G.Saray ise bildiğimiz gibi. Değişen bir şey yok. Takım oyunu diye bir şey yok. Sahada şimdiden sezonu bitirmiş oyuncular var. Konsantrasyonu kaybolmuş Podolski sanki buralarda değil. Umarım attığı müthiş gol ile kendine gelir. İlk yarı Emre ve Yasin ile etkili oldular. Buldukları ilk iki golde asistler güzeldi. Sakatlıklar ve cezalar nedeniyle kadro tercihi ve dizilişler anlaşılabilir. Muslera ve özellikle Koray sahanın en iyileriydi. Kötünün iyisi kazandı.
Günün ikinci maçı ise Konya Torku Arena’da oynandı. Bir yanda Ocak ayından beri Avrupa’da yenilgi yüzü görmeyen iki takımdan (Ajax) biri olan Konyaspor, diğer yanda ise çalkantılı bir dönem geçiren F.Bahçe. Torku Arena yine tıklım tıklım doluydu. Helal olsun Konya.
İlk maça göre daha kaliteli ve tempolu bir maç oldu. Maça her iki takımda oyunlarını rakiplerine kabul ettirmeye çalışarak başladılar. Ceza sahası içinde Abdoulaye Ba’nın Rangelov’a attığı firsek faul ve dolayısıyla penaltıydı. Dediğimiz gibi ilave hakemler ne işe yarar. Volkan, Türkiye’nin en hızlı ve seri futbolcusu. Bu meziyetlerin karşılığını kalecinin de hatası ile gol yaparak aldı. Dış etkenlerden çok etkileniyor. Yaptığı hareketler psikolojik ve mental durumunun iyi olmadığını gösteriyor. F.Bahçe takım savunmasını iyi yapıyor. Kjaer ve Mehmet Topal müthiş oynadı. Nani ise hiç olmadığı oyunda attığı frikik golü müthişdi. Alper ve Volkan’nın süper oyunları F.Bahçe’ye turu getirdi. Pereira 3’lü defansif orta saha kurgusundan vazgeçmekte çok geç kalmış olabilir.
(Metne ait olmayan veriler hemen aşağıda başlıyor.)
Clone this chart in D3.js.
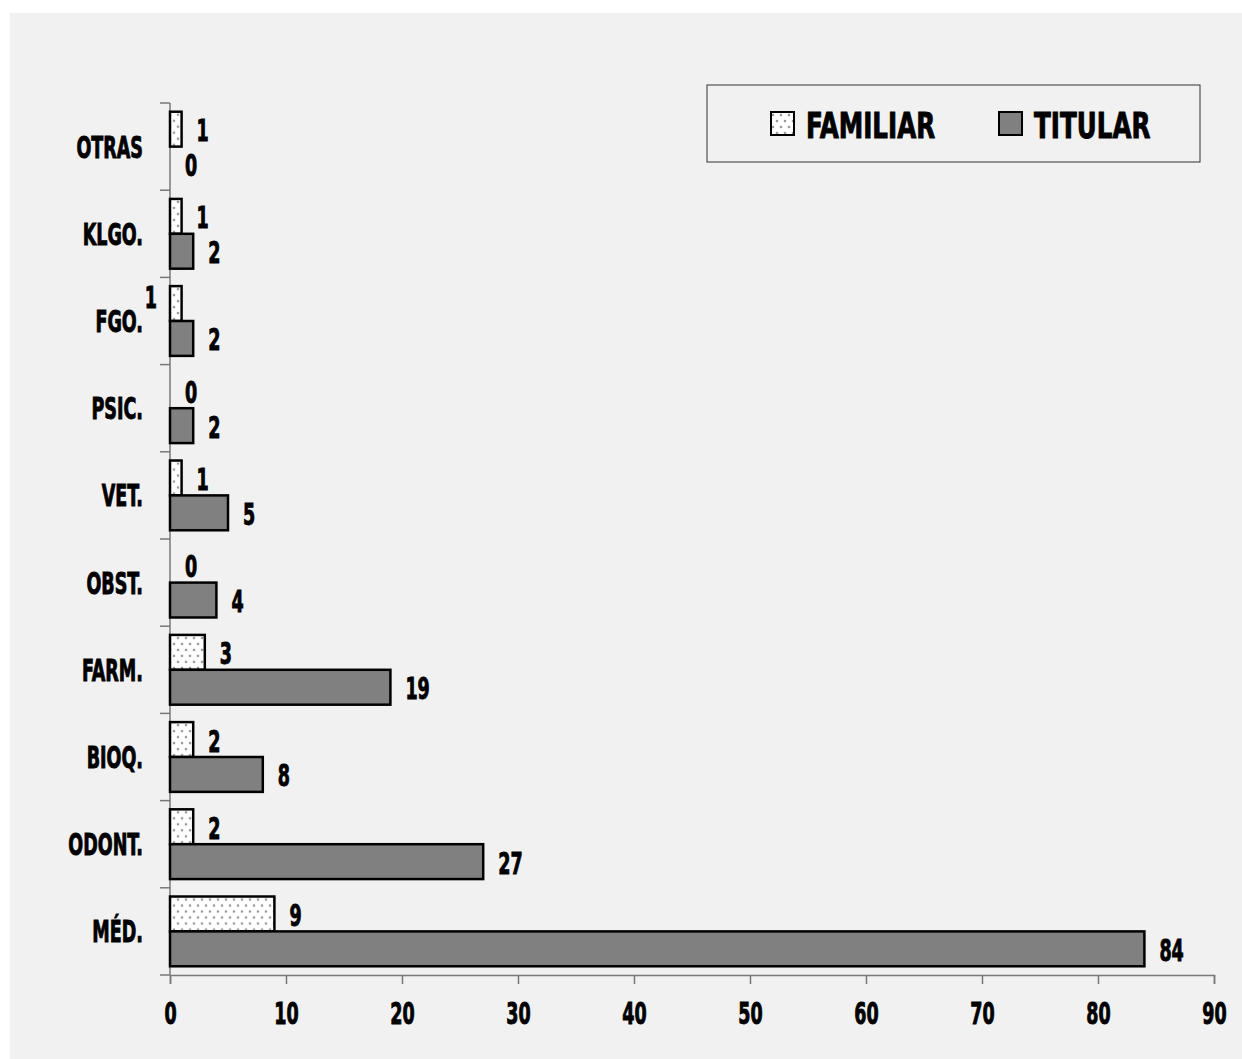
<!DOCTYPE html>
<html>
<head>
<meta charset="utf-8">
<script src="https://cdn.jsdelivr.net/npm/d3@7"></script>
<style>
  body { margin: 0; background: #fff; }
  text { font-family: "DejaVu Sans Condensed", "DejaVu Sans", sans-serif; font-weight: bold; fill: #000; stroke: #000; stroke-width: 0.9px; }
</style>
</head>
<body>
<svg id="chart" width="1242" height="1059"></svg>
<script>
// categories top to bottom
var categories = ["OTRAS", "KLGO.", "FGO.", "PSIC.", "VET.", "OBST.", "FARM.", "BIOQ.", "ODONT.", "MÉD."];
var familiar = [1, 1, 1, 0, 1, 0, 3, 2, 2, 9];
var titular = [0, 2, 2, 2, 5, 4, 19, 8, 27, 84];
var seriesNames = ["FAMILIAR", "TITULAR"];
var xTicks = [0, 10, 20, 30, 40, 50, 60, 70, 80, 90];

var svg = d3.select("#chart");
var sx = 0.65; // horizontal squeeze to mimic the condensed font

svg.append("rect")
    .attr("x", 10).attr("y", 13)
    .attr("width", 1232).attr("height", 1046)
    .attr("fill", "#f1f1f1");

/* dotted fill */
var defs = svg.append("defs");
var pat = defs.append("pattern")
    .attr("id", "dots")
    .attr("patternUnits", "userSpaceOnUse")
    .attr("width", 8).attr("height", 12);
pat.append("rect").attr("width", 8).attr("height", 12).attr("fill", "#fff");
pat.append("circle").attr("cx", 2).attr("cy", 3).attr("r", 1.3).attr("fill", "#999");
pat.append("circle").attr("cx", 6).attr("cy", 9).attr("r", 1.3).attr("fill", "#999");

var x = d3.scaleLinear().domain([0, 90]).range([170, 1214]);
var y = d3.scaleBand().domain(categories).range([103, 975])
    .paddingInner(0.2).paddingOuter(0.1);
var ySub = d3.scaleBand().domain(seriesNames).range([0, y.bandwidth()]);

var rows = categories.map(function (c, i) {
    return {cat: c, values: [familiar[i], titular[i]]};
});

/* x axis */
var xAxis = svg.append("g")
    .attr("transform", "translate(0,975)")
    .call(d3.axisBottom(x).tickValues(xTicks).tickSize(9).tickPadding(19).tickSizeOuter(9));
xAxis.select(".domain").attr("stroke", "#777").attr("stroke-width", 1.5);
xAxis.selectAll(".tick line").attr("stroke", "#777").attr("stroke-width", 1.5);
xAxis.selectAll(".tick text")
    .style("font-size", "30px")
    .style("font-family", null)
    .attr("fill", "#000")
    .attr("transform", "scale(" + sx + ",1)");

/* y axis */
svg.append("line")
    .attr("x1", 170).attr("x2", 170)
    .attr("y1", 103).attr("y2", 975)
    .attr("stroke", "#777").attr("stroke-width", 1.5);

var step = y.step();
svg.selectAll(".ytick")
    .data(d3.range(categories.length + 1))
    .enter().append("line")
    .attr("class", "ytick")
    .attr("x1", 160).attr("x2", 170)
    .attr("y1", function (i) { return 103 + i * step; })
    .attr("y2", function (i) { return 103 + i * step; })
    .attr("stroke", "#777").attr("stroke-width", 1.5);

svg.selectAll(".ylab")
    .data(categories)
    .enter().append("text")
    .attr("class", "ylab")
    .attr("text-anchor", "end")
    .style("font-size", "30px")
    .attr("transform", function (d) {
        return "translate(143," + (y(d) + y.bandwidth() / 2 + 11) + ") scale(" + sx + ",1)";
    })
    .text(function (d) { return d; });

/* bars */
var groups = svg.selectAll(".grp")
    .data(rows)
    .enter().append("g")
    .attr("class", "grp")
    .attr("transform", function (d) { return "translate(0," + y(d.cat) + ")"; });

groups.selectAll("rect")
    .data(function (d) { return d.values.map(function (v, j) { return {s: seriesNames[j], v: v, cat: d.cat}; }); })
    .enter().append("rect")
    .filter(function (d) { return d.v > 0; })
    .attr("x", x(0))
    .attr("y", function (d) { return ySub(d.s); })
    .attr("width", function (d) { return x(d.v) - x(0); })
    .attr("height", ySub.bandwidth())
    .attr("fill", function (d) { return d.s == "FAMILIAR" ? "url(#dots)" : "#808080"; })
    .attr("stroke", "#000")
    .attr("stroke-width", 2.5);

groups.selectAll(".val")
    .data(function (d) { return d.values.map(function (v, j) { return {s: seriesNames[j], v: v, cat: d.cat}; }); })
    .enter().append("text")
    .attr("class", "val")
    .style("font-size", "30px")
    .attr("text-anchor", function (d) {
        return (d.cat == "FGO." && d.s == "FAMILIAR") ? "end" : "start";
    })
    .attr("transform", function (d) {
        var cy = ySub(d.s) + ySub.bandwidth() / 2 + 12;
        var tx = x(d.v) + 15;
        if (d.cat == "FGO." && d.s == "FAMILIAR") { tx = x(0) - 13; cy -= 8; }
        return "translate(" + tx + "," + cy + ") scale(" + sx + ",1)";
    })
    .text(function (d) { return d.v; });

/* legend */
var legend = svg.append("g");
legend.append("rect")
    .attr("x", 707).attr("y", 85)
    .attr("width", 493).attr("height", 77)
    .attr("fill", "none")
    .attr("stroke", "#333").attr("stroke-width", 1);

var legX = [771, 999];
var item = legend.selectAll(".leg")
    .data(seriesNames)
    .enter().append("g")
    .attr("class", "leg")
    .attr("transform", function (d, i) { return "translate(" + legX[i] + ",112)"; });

item.append("rect")
    .attr("width", 23).attr("height", 23)
    .attr("fill", function (d) { return d == "FAMILIAR" ? "url(#dots)" : "#808080"; })
    .attr("stroke", "#000").attr("stroke-width", 2);

item.append("text")
    .style("font-size", "36px")
    .attr("transform", "translate(35,26) scale(0.76,1)")
    .text(function (d) { return d; });
</script>
</body>
</html>
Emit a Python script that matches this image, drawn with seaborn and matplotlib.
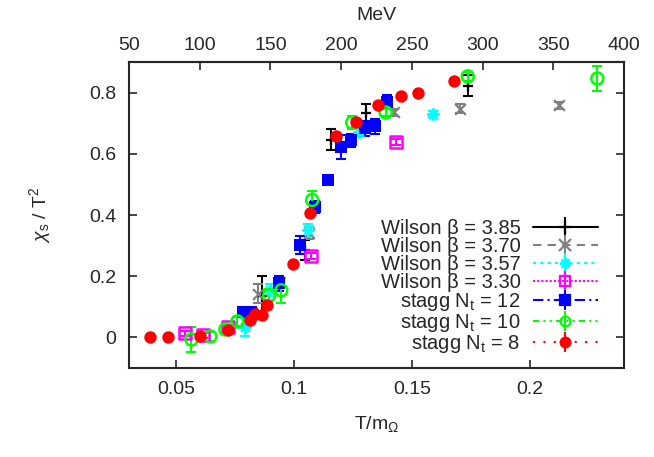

Konyaspor yine muhteşem seyircisinin desteği ile maça başladı. Onlarda değişen bir şey yok. Bildikleri futbolu sistemlerine sadık kalarak oynamaya çalışıyorlar. Hücum organizasyonları bilinçli ve çalışmanın ürünü. Sadece golcüler şansızlardı. Aykut hoca büyük takımlarda şanslarını deneyen fakat başarılı olamayan oyuncuları iyi harmanlamış ve motive etmiş. Kaleci Kaya ilk yarıda yediği gollerde hatalıydı. Kaleci tahmin yapmaz. Özellikle önceki maçlara göre savunmada çok hata yaptılar.
Kalitesi çok yüksek olmayan iki karşılaşma izledik. Bu maçların sadece formalite ibaret rövanşları kaldı. Finalin adı belli oldu. 2005 yılında Ribery’li G.Saray’ın 5-1 kazandığı maçın rövanşı bu seneye nasipmiş.